Поэмы — концентрация кристаллов его поэзии, в них мерцают, иногда кажется, отдельные стихотворения, суммируясь, выстраиваясь в грандиозные панорамы...

Но движение стихов Кузнецова к этой громаде было логично: постепенно, поэтапно...

Так, в «Атомной сказке» тело лягушки, наименованное «царским», подвергнутое пытке-эксперименту, — словно звучит живая укоризна многим нелепицам человеческого пути. Мол, можно иначе, без глупой улыбки якобы познанья на «счастливом лице дурака»...

А вот муха, врывающаяся в реальность или взрывающая ее:

— Отпусти, — зазвенела она, —
Я летала во все времена,
Я всегда что-нибудь задевала.
Я у дремлющей Парки в руках
Нить твою задевала впотьмах,
И она смертный стон издавала.

Муха — мелочь бытия с точки зрения человека — превращается в грандиозный символ соприкосновения всего, общей сопричастности чуду, если угодно. Или — открывает ту меру всеобщности, о которой писал старый русский философ Федоров.

Я барахталась в Млечном Пути,
Зависала в окольной сети,
Я сновала по нимбу святого,
Я по спящей царевне ползла
И из раны славянской пила...
— Повтори, — говорю, — это слово!

Вот так через малое просвечивает великое, неистовое, соединяющее такие противоречивые данности.

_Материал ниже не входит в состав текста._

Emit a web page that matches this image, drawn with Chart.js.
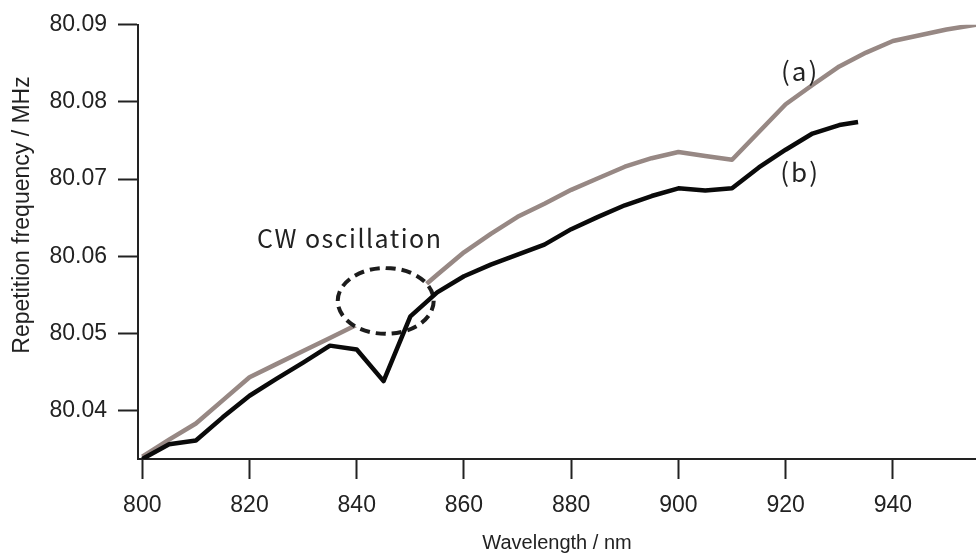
<!DOCTYPE html>
<html lang="en">
<head>
  <meta charset="UTF-8">
  <title>Repetition frequency vs wavelength</title>
  <script src="https://cdn.jsdelivr.net/npm/chart.js"></script>
  <style>
    html, body {
      margin: 0;
      padding: 0;
      background: #fff;
    }
    canvas {
      display: block;
    }
  </style>
</head>
<body>
  <canvas id="freqChart" width="976" height="555"></canvas>

  <script>
    // (a) wavelength / frequency
    const waveA = [800, 805, 810, 815, 820, 825, 830, 835, 840, 850, 855, 860, 865, 870, 875, 880, 885, 890, 895, 900, 905, 910, 915, 920, 925, 930, 935, 940, 950, 960];
    const freqA = [80.0340, 80.0362, 80.0383, 80.0413, 80.0443, 80.0460, 80.0477, 80.0494, 80.0511, 80.0546, 80.0576, 80.0605, 80.0629, 80.0651, 80.0668, 80.0686, 80.0701, 80.0716, 80.0727, 80.0735, 80.0730, 80.0725, 80.0761, 80.0797, 80.0822, 80.0846, 80.0864, 80.0879, 80.0894, 80.0905];

    // (b) wavelength / frequency
    const waveB = [800, 805, 810, 815, 820, 825, 830, 835, 840, 845, 850, 855, 860, 865, 870, 875, 880, 885, 890, 895, 900, 905, 910, 915, 920, 925, 930, 933.5];
    const freqB = [80.0337, 80.0356, 80.0361, 80.0391, 80.0419, 80.0441, 80.0462, 80.0484, 80.0479, 80.0438, 80.0522, 80.0553, 80.0574, 80.0589, 80.0602, 80.0615, 80.0635, 80.0651, 80.0666, 80.0678, 80.0688, 80.0685, 80.0688, 80.0715, 80.0738, 80.0759, 80.0770, 80.0774];

    const xTicks = [800, 820, 840, 860, 880, 900, 920, 940];
    const yTicks = [80.04, 80.05, 80.06, 80.07, 80.08, 80.09];

    // CW region marker (centre and half-axes in data units)
    const cwCenter = [845.4, 80.0542];
    const cwRadius = [8.95, 0.00427];
    const cwLabel = 'CW oscillation';
    const cwLabelAt = [821.4, 80.0610];
    const seriesLabels = ['(a)', '(b)'];
    const seriesLabelAt = [[922.7, 80.0840], [922.7, 80.0709]];
    const yTitle = 'Repetition frequency / MHz';

    const toPoints = (xs, ys) => xs.map((x, i) => ({ x: x, y: ys[i] }));

    const tickFont = { family: 'Liberation Sans, Arial, sans-serif', size: 23 };

    // white-filled dashed ellipse, painted between the two curves
    const cwMarker = {
      id: 'cwMarker',
      afterDatasetDraw(chart, args) {
        if (args.index !== 1) return;
        const xs = chart.scales.x, ys = chart.scales.y;
        const cx = xs.getPixelForValue(cwCenter[0]);
        const cy = ys.getPixelForValue(cwCenter[1]);
        const rx = xs.getPixelForValue(cwCenter[0] + cwRadius[0]) - cx;
        const ry = cy - ys.getPixelForValue(cwCenter[1] + cwRadius[1]);
        const ctx = chart.ctx;
        ctx.save();
        ctx.beginPath();
        ctx.ellipse(cx, cy, rx, ry, 0, 0, Math.PI * 2);
        ctx.fillStyle = '#fff';
        ctx.fill();
        ctx.setLineDash([10, 6]);
        ctx.lineWidth = 4;
        ctx.strokeStyle = '#1c1c1c';
        ctx.stroke();
        ctx.restore();
      }
    };

    const notes = {
      id: 'notes',
      afterDraw(chart) {
        const xs = chart.scales.x, ys = chart.scales.y;
        const ctx = chart.ctx;
        ctx.save();
        ctx.fillStyle = '#222';
        ctx.font = '25px "Noto Sans CJK JP", "Liberation Sans", sans-serif';
        ctx.letterSpacing = '1.5px';
        ctx.textAlign = 'left';
        ctx.textBaseline = 'alphabetic';
        ctx.fillText(cwLabel, xs.getPixelForValue(cwLabelAt[0]), ys.getPixelForValue(cwLabelAt[1]));
        ctx.font = '26px "Noto Sans CJK JP", "Liberation Sans", sans-serif';
        ctx.letterSpacing = '2px';
        ctx.textAlign = 'center';
        ctx.textBaseline = 'middle';
        seriesLabels.forEach((t, i) => {
          ctx.fillText(t, xs.getPixelForValue(seriesLabelAt[i][0]), ys.getPixelForValue(seriesLabelAt[i][1]));
        });

        // y axis title, sitting a little above the plot's middle
        ctx.letterSpacing = '0px';
        ctx.font = '23px "Liberation Sans", Arial, sans-serif';
        ctx.translate(23, 215);
        ctx.rotate(-Math.PI / 2);
        ctx.fillText(yTitle, 0, 0);
        ctx.restore();
      }
    };

    const ctx = document.getElementById('freqChart').getContext('2d');
    new Chart(ctx, {
      type: 'line',
      data: {
        datasets: [
          {
            label: '(b)',
            data: toPoints(waveB, freqB),
            borderColor: '#0a0a0a',
            borderWidth: 4.5,
            pointRadius: 0,
            tension: 0,
            fill: false,
            borderJoinStyle: 'round'
          },
          {
            label: '(a)',
            data: toPoints(waveA, freqA),
            borderColor: '#978884',
            borderWidth: 4.5,
            pointRadius: 0,
            tension: 0,
            fill: false,
            borderJoinStyle: 'round'
          }
        ]
      },
      options: {
        responsive: false,
        animation: false,
        layout: { padding: { top: 24, right: 0, left: 0, bottom: 0 } },
        plugins: {
          legend: { display: false },
          tooltip: { enabled: false }
        },
        scales: {
          x: {
            type: 'linear',
            min: 799.2,
            max: 955.5,
            afterFit: s => { s.height = 96; },
            afterBuildTicks: s => { s.ticks = xTicks.map(v => ({ value: v })); },
            grid: {
              drawOnChartArea: false,
              drawTicks: true,
              tickLength: 20,
              tickWidth: 2,
              tickColor: '#222'
            },
            border: { display: true, color: '#222', width: 2 },
            ticks: {
              font: tickFont,
              color: '#222',
              padding: 13,
              maxRotation: 0,
              callback: v => String(v)
            },
            title: {
              display: true,
              text: 'Wavelength / nm',
              font: { family: 'Liberation Sans, Arial, sans-serif', size: 20 },
              color: '#222',
              padding: { top: 0, bottom: 0 }
            }
          },
          y: {
            type: 'linear',
            min: 80.0337,
            max: 80.09,
            afterFit: s => { s.width = 138; },
            afterBuildTicks: s => { s.ticks = yTicks.map(v => ({ value: v })); },
            grid: {
              drawOnChartArea: false,
              drawTicks: true,
              tickLength: 20,
              tickWidth: 2,
              tickColor: '#222'
            },
            border: { display: true, color: '#222', width: 2 },
            ticks: {
              font: tickFont,
              color: '#222',
              padding: 11,
              callback: v => v.toFixed(2)
            },
            title: { display: false }
          }
        }
      },
      plugins: [cwMarker, notes]
    });
  </script>
</body>
</html>
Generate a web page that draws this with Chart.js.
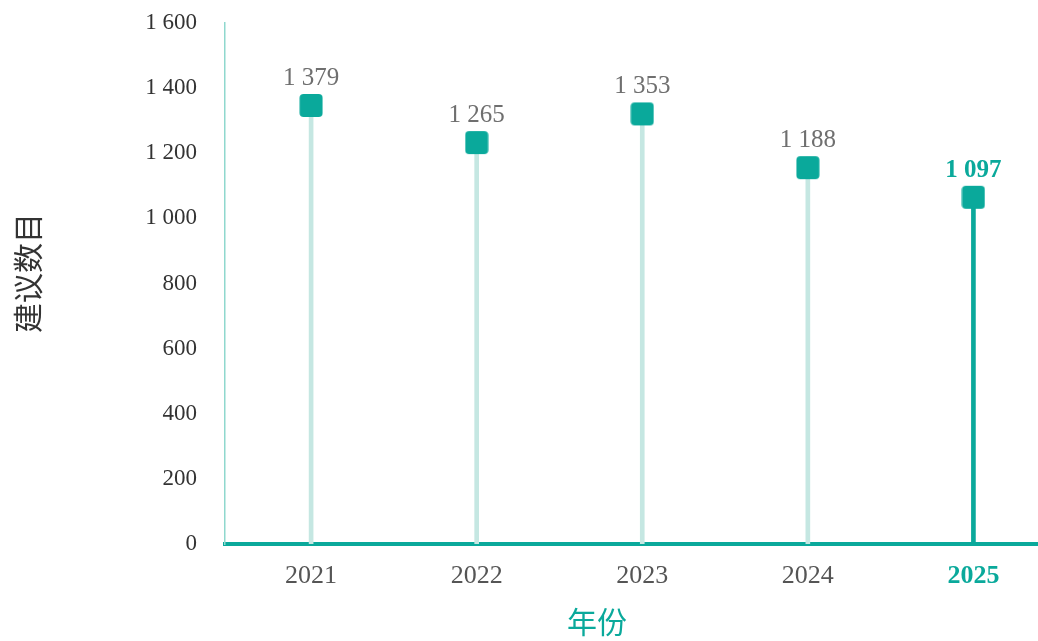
<!DOCTYPE html>
<html>
<head>
<meta charset="utf-8">
<script src="https://cdn.jsdelivr.net/npm/chart.js@4.4.1/dist/chart.umd.min.js"></script>
<style>
  html,body{margin:0;padding:0;background:#fff;}
  #wrap{width:1038px;height:641px;position:relative;}
</style>
</head>
<body>
<div id="wrap"><canvas id="c"></canvas></div>
<script>
// data
const years = [2021, 2022, 2023, 2024, 2025];
const counts = [1379, 1265, 1353, 1188, 1097];
const yTicks = [0, 200, 400, 600, 800, 1000, 1200, 1400, 1600];

const TEAL = '#0aa99b';
const PALE = '#c5e7e2';
const SERIF = '"Liberation Serif", "Times New Roman", serif';
const CJK = '"Noto Sans CJK SC", sans-serif';

const fmt = v => String(v).replace(/\B(?=(\d{3})+(?!\d))/g, ' ');

// rounded square marker that hangs below its value point
function marker(){
  const c = document.createElement('canvas');
  c.width = 24; c.height = 48;
  const g = c.getContext('2d');
  g.fillStyle = TEAL;
  g.beginPath();
  g.roundRect(0.5, 23, 23, 23, 4);
  g.fill();
  return c;
}
const mk = marker();

const points = years.map((y,i)=>({x:y, y:counts[i]}));
const last = years.length-1;

const labelsPlugin = {
  id:'labels',
  afterDatasetsDraw(chart){
    const {ctx, scales:{x, y}} = chart;
    ctx.save();
    ctx.textAlign = 'center';
    ctx.textBaseline = 'alphabetic';
    points.forEach((p,i)=>{
      const hi = i===last;
      ctx.font = (hi?'bold ':'') + '25px ' + SERIF;
      ctx.fillStyle = hi ? TEAL : '#6f6f6f';
      ctx.fillText(fmt(p.y), x.getPixelForValue(p.x), y.getPixelForValue(p.y) - 10);
    });
    // axis titles
    ctx.fillStyle = TEAL;
    ctx.font = '30px ' + CJK;
    ctx.textBaseline = 'middle';
    ctx.fillText('年份', 597, 622);
    ctx.translate(28, 273);
    ctx.rotate(-Math.PI/2);
    ctx.fillStyle = '#333';
    ctx.fillText('建议数目', 0, 0);
    ctx.restore();
  }
};

new Chart(document.getElementById('c'), {
  data:{
    datasets:[
      {type:'bar', data:points, barThickness:4,
       backgroundColor: years.map((_,i)=> i===last ? TEAL : PALE), order:2},
      {type:'scatter', data:points, pointStyle:mk, pointRadius:12, order:1}
    ]
  },
  plugins:[labelsPlugin],
  options:{
    responsive:true, maintainAspectRatio:false, animation:false, events:[],
    layout:{autoPadding:false, padding:{top:23, right:0, left:0, bottom:0}},
    plugins:{legend:{display:false}, tooltip:{enabled:false}},
    scales:{
      x:{
        type:'linear', min:2020.48, max:2025.39, offset:false,
        afterBuildTicks: s => { s.ticks = years.map(v=>({value:v})); },
        afterFit: s => { s.height = 97; },
        grid:{display:false, drawTicks:false},
        border:{display:true, color:TEAL, width:4},
        ticks:{
          padding:17,
          callback: v => String(v),
          color: c => c.index===last ? TEAL : '#555',
          font: c => ({family:SERIF, size:26, weight: c.index===last ? 'bold' : 'normal'})
        }
      },
      y:{
        min:0, max:1600,
        afterBuildTicks: s => { s.ticks = yTicks.map(v=>({value:v})); },
        afterFit: s => { s.width = 225; s.paddingTop = 0; s.paddingBottom = 0; },
        grid:{display:false, drawTicks:false},
        border:{display:true, color:'#8fd8ce', width:1.5},
        ticks:{padding:28, color:'#333', callback: v => fmt(v),
               font:{family:SERIF, size:23}}
      }
    }
  }
});
</script>
</body>
</html>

И малое, увеличенное поэтом до глобальных обобщений, причудливо играет смыслами, поражая читательское воображение.

О, в стихах Кузнецова много величественного (часто рассмотренного через простоту момента), тут битвы звезд и неизвестные боги, тут клубящийся поток необычных образов, и если и мелькает ретивая нечисть, то плотно она впечатана в смолу строки или строфы, точно заговорена, не вырвется.

Но величие лучше:

Битва звезд, поединок теней
В голубых океанских глубинах.
Наливаются кровью моей
Вечный снег и следы на вершинах.

Но предчувствием древней беды
Я ни с кем не могу поделиться.
На мои и чужие следы
Опадают зеленые листья.

Листья лет мерцают в глубине таинственного поэтического повествования, слагающегося в современный эпос.

Лаборатория Юрия Кузнецова совмещалась с чудесной кузницей, из которой, пройдя проверку в лаборатории, выходили чудесные изделия стихов, озаряющие пространство тайной и величием поэтического дела поэта.